Can you be skeptical of something you use daily?

AI stands for 'Actually, It depends'

This is going to be a fun one, outside of photography I am actually a software developer as my day to day profession. Part of my job over the last couple of years really has been working out how AI fit's into how I do my work, if it will take my job eventually, and can I take any of the learnings and apply them to help with the creative side of my life.

As far as the existential thought of will it take away developer jobs? Yes and no, I think if anything the way I look at where my job fits is changing and being good at software is just a part of the pie of things I can do rather than the whole pie.

For example, my current job is at an agency and at the very core of it we're paid for our ideas. It just so happens I like having ideas and then being able to build and show them (I was very happy when a client noticed a small animation I put into a recent build). On top of that I am pretty handy with a camera in hand so recorded some B roll around the office we're using to advertise for new rolls and will use for other parts of our media as well. Like I said, parts of the pie.

I think how you think about and leverage AI is going to be incredibly relevant, especially in the next few years. Early adopters of a tool, especially those who work out how it can work for them are usually the winners. How many YouTube creators have amassed huge followings because they were early adopters?

Now lets talk contradictions because thats in the title right, so we need a payoff. I don't like quite a lot of things around AI, especially around the sense of where the bleeding edge of it is. It feels a little like early on when cryptocurrency was being sold as the future but the only think it was really good at was being used to launder money and make scams a little easier to cover up. The dream we're being sold is you can just text a few things to a magical server and it runs off and builds you a six figure business while you sleep, when in reality a large use currently is making variants of copy written work, scamming, and lying on the internet about things.

But on the flip side of that I do find that with a capable set of hands hovering over the keyboard and a good idea of where you want to end up on something there can be astonishing outcomes that just wouldn't be possible in the same time frame a few years ago. But I hope you like working out how to talk to it while getting patted on the back for pointing out it's mistakes.

If we bring it back to the creativity side of things I really do think this is where we see the most about of discourse and nuance for the what's possible vs whats needed conversation.

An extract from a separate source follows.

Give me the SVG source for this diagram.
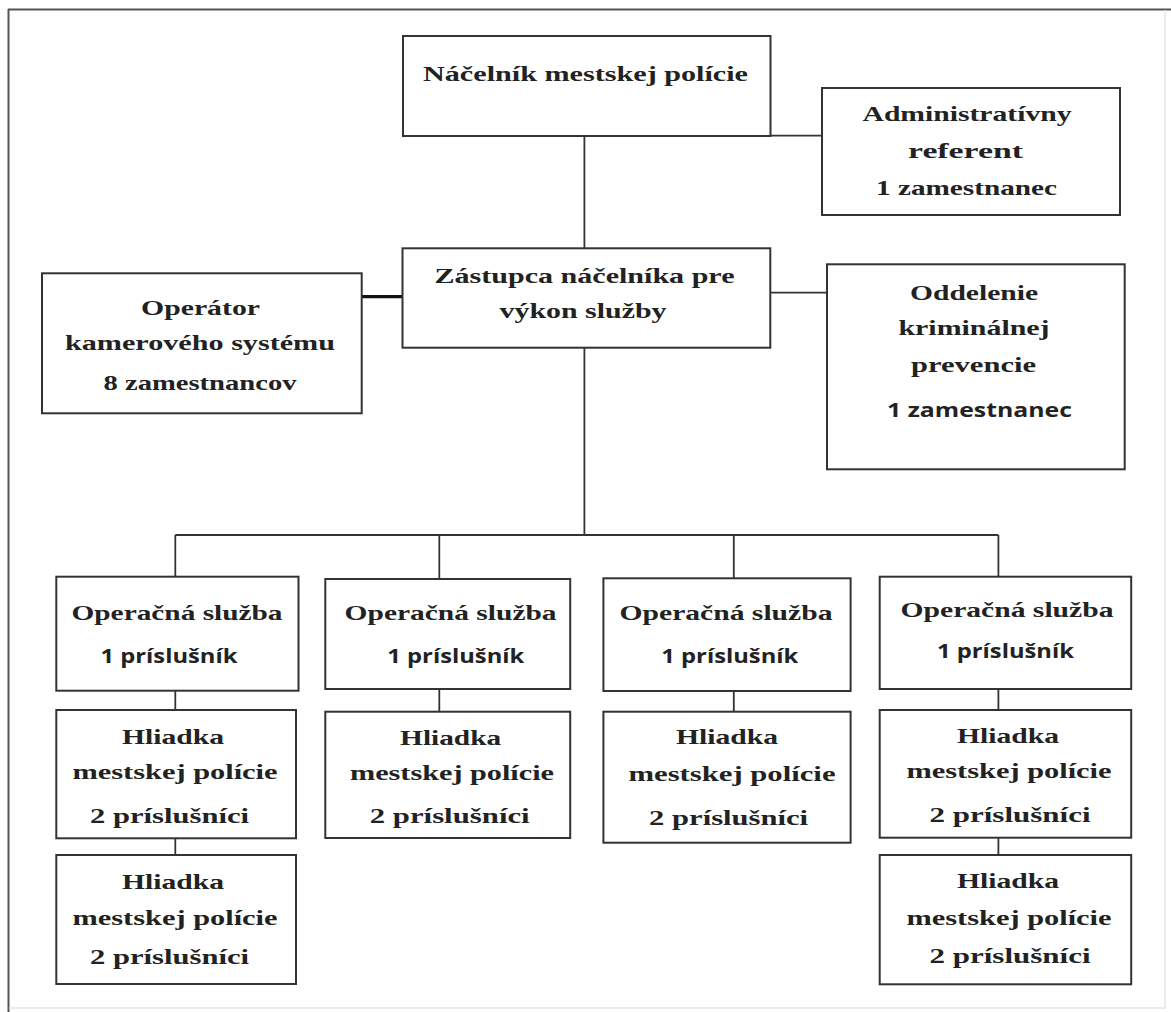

Do I want AI to help make my images less noisy without turning to mush? Yes, but do I think it's cool that images I take will get cut up, sliced apart and put back together in some strange lego with a few taps on a keyboard? Absolutely not (Fun fact it happed to one of my images a a couple years ago.) It wasn't a huge change to the image but it very much was something that confused me because I recognised so much of the image just not the additions.

Creativity also seems to be a big thing we talk about as something AI is coming for and it feels like it's the thing I want to do myself while the robot handles all my spreadsheets. I think it't been the big push for places because creativity is viewed as a commodity by a lot of people.

So have I fit AI into a slot of my creative pie to help out? Short answer is yes, long answer? Yes but I am tinkering a lot with the process and trying setups and experimenting and I think it's getting there but there is a lot more of my software job that comes into play when I am trying to tinker with a setup. Here is my top level view of how I like to use it. It's a brainstorming collaborator, I will bounce ideas, flesh out a thought into a paragraph of what a new article could be. An assistant to work on technical things letting me sit in the creative side.

Some good examples of this was getting it to look through my retrospectives for things I have touched on or may have brought up a similar thought that could be further pulled on as an idea for future articles (we found 4). Also while I have been working on my first digital product The Scroll Stopping Photo Guide I have been using it to speed run the build of the website to get it up and launched. I literally was running it while writing content for the articles of the guide, it also leaves me with more time to tweak animations just for humans.

That's not to say these examples are one message and it runs off and builds it. I think the conversation to finalise what build tools and tech stack I wanted for the website took ages. But when you have a tool that can make fixing or changing things super easy, that is where the good use comes in. I got it to tweak some colours based on accessibility contrast ratio so I am confident people can read the site. Building out and fine tuning pieces that contribute to SEO, search ability and all the other things that can be done if you know what you're doing but if you don't then you're in for a bad time...

So from this long winded back and forth that you've gone through where do we conclude this thought? Well, yeah it's alright. You can use it for a few good things, plenty of sketchy things, it's making a lot of things really chaotic and has a lot of problems it seems to be running ahead of from a legal and sometimes moral standpoint. But all in all I don't think it's going anywhere, It's the argument that if you made something on a computer you weren't a real artist, it's just a tool. Take what you need from it and leave the rest. I wrote a piece about the difference between skill and taste which I feel like is where this piece has come from as I have been pulling this thread a lot of late.